--- start ITEMS ---
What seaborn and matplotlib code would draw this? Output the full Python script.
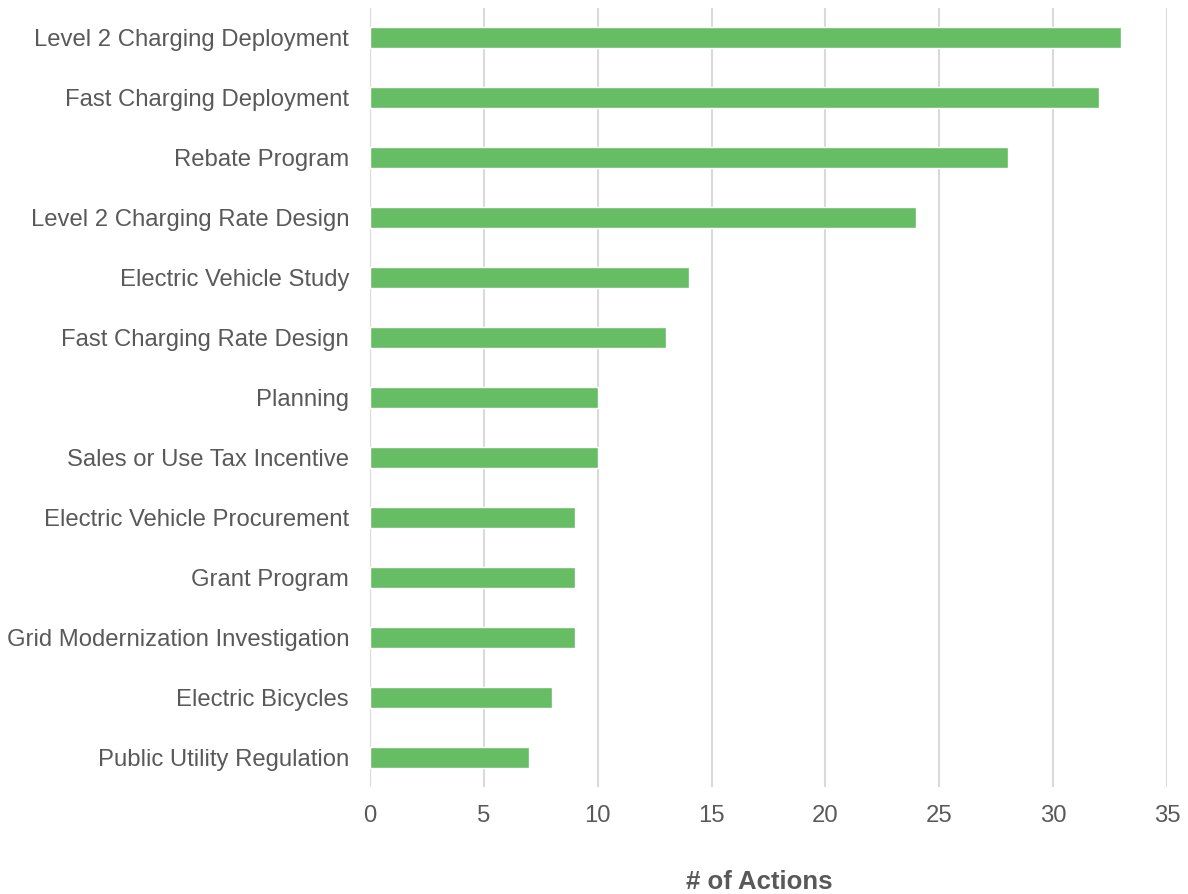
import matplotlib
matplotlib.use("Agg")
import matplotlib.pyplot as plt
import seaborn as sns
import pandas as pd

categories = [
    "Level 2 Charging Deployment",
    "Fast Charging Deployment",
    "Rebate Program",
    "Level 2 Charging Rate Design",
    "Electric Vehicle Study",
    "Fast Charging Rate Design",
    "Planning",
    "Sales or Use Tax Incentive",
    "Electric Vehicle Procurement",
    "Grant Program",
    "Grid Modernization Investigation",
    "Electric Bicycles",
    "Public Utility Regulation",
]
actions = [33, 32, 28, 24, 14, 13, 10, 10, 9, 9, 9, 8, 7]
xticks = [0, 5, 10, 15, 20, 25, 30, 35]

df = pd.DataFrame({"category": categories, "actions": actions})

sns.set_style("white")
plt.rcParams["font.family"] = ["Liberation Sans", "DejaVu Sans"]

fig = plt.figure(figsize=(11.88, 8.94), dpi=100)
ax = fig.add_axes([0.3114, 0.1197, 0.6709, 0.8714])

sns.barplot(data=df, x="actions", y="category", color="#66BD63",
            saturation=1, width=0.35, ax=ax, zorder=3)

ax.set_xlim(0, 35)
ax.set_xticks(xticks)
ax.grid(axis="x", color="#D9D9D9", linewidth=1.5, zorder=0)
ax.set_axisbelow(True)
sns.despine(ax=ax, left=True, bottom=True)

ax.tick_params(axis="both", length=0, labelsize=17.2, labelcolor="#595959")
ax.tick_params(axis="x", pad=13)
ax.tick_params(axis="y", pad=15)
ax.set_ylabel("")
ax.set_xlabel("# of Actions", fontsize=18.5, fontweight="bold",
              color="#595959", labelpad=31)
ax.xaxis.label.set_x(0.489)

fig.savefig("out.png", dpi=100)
--- end ITEMS ---
--- start ITEMS ---
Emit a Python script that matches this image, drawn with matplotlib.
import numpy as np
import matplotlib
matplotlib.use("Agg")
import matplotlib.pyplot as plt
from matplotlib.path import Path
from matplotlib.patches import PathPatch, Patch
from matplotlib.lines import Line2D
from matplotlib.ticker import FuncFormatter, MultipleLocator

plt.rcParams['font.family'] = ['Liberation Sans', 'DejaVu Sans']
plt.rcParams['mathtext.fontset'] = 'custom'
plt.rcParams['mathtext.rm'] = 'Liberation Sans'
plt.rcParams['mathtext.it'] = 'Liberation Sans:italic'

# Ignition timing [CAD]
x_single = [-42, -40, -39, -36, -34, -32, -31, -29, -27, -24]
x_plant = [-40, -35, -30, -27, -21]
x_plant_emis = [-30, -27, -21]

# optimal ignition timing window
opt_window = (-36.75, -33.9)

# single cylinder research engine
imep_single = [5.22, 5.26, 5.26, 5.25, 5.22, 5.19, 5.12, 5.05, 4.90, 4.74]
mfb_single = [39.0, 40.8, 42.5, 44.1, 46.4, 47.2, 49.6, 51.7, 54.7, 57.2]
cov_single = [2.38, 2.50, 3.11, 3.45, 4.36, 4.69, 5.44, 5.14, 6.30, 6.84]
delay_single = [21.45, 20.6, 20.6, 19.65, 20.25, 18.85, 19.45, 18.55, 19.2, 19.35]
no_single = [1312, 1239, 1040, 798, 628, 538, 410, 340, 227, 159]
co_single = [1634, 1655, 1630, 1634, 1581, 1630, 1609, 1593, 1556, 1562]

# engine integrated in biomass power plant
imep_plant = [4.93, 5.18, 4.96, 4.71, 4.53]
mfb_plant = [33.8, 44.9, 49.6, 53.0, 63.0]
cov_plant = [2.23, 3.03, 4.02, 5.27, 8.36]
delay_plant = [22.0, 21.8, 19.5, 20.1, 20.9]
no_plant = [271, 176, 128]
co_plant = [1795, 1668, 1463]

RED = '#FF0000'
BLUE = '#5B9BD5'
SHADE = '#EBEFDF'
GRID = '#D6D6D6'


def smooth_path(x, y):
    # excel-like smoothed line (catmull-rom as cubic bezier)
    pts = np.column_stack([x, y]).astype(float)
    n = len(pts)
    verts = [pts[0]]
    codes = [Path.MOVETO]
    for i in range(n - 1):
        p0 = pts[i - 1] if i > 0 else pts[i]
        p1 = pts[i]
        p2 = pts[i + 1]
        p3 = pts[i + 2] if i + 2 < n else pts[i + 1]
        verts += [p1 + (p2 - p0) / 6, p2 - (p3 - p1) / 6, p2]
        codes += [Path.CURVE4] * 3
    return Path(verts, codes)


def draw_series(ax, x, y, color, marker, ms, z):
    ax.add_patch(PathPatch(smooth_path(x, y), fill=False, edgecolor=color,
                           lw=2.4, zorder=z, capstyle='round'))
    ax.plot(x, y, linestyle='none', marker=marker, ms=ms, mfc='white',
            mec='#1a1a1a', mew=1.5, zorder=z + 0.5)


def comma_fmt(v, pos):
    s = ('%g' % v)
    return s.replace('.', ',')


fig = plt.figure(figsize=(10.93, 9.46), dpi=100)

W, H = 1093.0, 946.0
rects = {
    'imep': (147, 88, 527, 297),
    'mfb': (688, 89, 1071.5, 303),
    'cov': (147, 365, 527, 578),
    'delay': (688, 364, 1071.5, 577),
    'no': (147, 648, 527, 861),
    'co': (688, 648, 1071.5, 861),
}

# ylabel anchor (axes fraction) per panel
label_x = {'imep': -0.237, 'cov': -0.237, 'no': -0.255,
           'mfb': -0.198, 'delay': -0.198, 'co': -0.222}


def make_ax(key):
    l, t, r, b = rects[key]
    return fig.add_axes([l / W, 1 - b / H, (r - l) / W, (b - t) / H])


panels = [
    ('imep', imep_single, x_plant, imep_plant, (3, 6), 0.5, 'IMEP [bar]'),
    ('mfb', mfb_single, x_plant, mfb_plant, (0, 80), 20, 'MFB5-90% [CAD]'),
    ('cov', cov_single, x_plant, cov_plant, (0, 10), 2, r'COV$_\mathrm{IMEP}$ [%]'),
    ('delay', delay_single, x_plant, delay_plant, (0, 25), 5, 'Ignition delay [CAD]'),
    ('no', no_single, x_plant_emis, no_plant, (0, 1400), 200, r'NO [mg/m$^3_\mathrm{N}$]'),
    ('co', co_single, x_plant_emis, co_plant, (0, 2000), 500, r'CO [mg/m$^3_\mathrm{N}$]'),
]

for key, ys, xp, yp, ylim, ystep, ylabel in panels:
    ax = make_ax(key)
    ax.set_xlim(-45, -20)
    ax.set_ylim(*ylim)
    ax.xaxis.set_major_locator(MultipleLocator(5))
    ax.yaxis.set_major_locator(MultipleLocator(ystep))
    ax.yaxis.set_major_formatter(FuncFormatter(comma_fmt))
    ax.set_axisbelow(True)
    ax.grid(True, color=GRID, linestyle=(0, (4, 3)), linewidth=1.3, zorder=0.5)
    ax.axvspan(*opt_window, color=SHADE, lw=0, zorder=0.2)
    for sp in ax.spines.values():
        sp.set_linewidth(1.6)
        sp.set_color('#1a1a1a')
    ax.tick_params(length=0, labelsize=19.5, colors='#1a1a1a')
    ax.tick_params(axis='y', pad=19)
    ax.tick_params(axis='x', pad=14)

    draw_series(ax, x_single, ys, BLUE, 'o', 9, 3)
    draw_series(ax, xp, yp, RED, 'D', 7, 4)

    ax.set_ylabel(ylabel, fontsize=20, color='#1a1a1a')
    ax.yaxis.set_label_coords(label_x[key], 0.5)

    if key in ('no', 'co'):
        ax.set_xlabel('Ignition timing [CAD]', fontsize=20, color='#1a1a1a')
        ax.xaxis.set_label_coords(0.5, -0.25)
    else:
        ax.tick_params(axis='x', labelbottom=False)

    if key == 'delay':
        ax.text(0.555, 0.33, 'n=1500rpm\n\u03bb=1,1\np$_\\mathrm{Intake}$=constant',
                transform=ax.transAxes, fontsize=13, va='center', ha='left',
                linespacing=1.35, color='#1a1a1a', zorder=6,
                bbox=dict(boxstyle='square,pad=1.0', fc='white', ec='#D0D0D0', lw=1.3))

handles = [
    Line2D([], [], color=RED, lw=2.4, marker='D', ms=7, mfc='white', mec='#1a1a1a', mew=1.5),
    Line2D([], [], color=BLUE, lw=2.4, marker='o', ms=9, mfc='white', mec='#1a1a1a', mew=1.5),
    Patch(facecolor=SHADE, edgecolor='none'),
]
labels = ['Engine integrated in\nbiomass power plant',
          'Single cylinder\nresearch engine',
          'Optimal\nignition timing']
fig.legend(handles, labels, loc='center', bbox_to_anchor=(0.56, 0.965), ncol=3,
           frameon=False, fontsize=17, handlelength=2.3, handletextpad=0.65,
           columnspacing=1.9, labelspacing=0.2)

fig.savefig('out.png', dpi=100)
--- end ITEMS ---
● **CHALLENGE**: Using the data above, repeat exactly the lines that begin at the line with "Emit a Python" and end at the line with "from matplotlib.ticker import", both ends included.

● **EXERCISE OUTPUT**:
Emit a Python script that matches this image, drawn with matplotlib.
import numpy as np
import matplotlib
matplotlib.use("Agg")
import matplotlib.pyplot as plt
from matplotlib.path import Path
from matplotlib.patches import PathPatch, Patch
from matplotlib.lines import Line2D
from matplotlib.ticker import FuncFormatter, MultipleLocator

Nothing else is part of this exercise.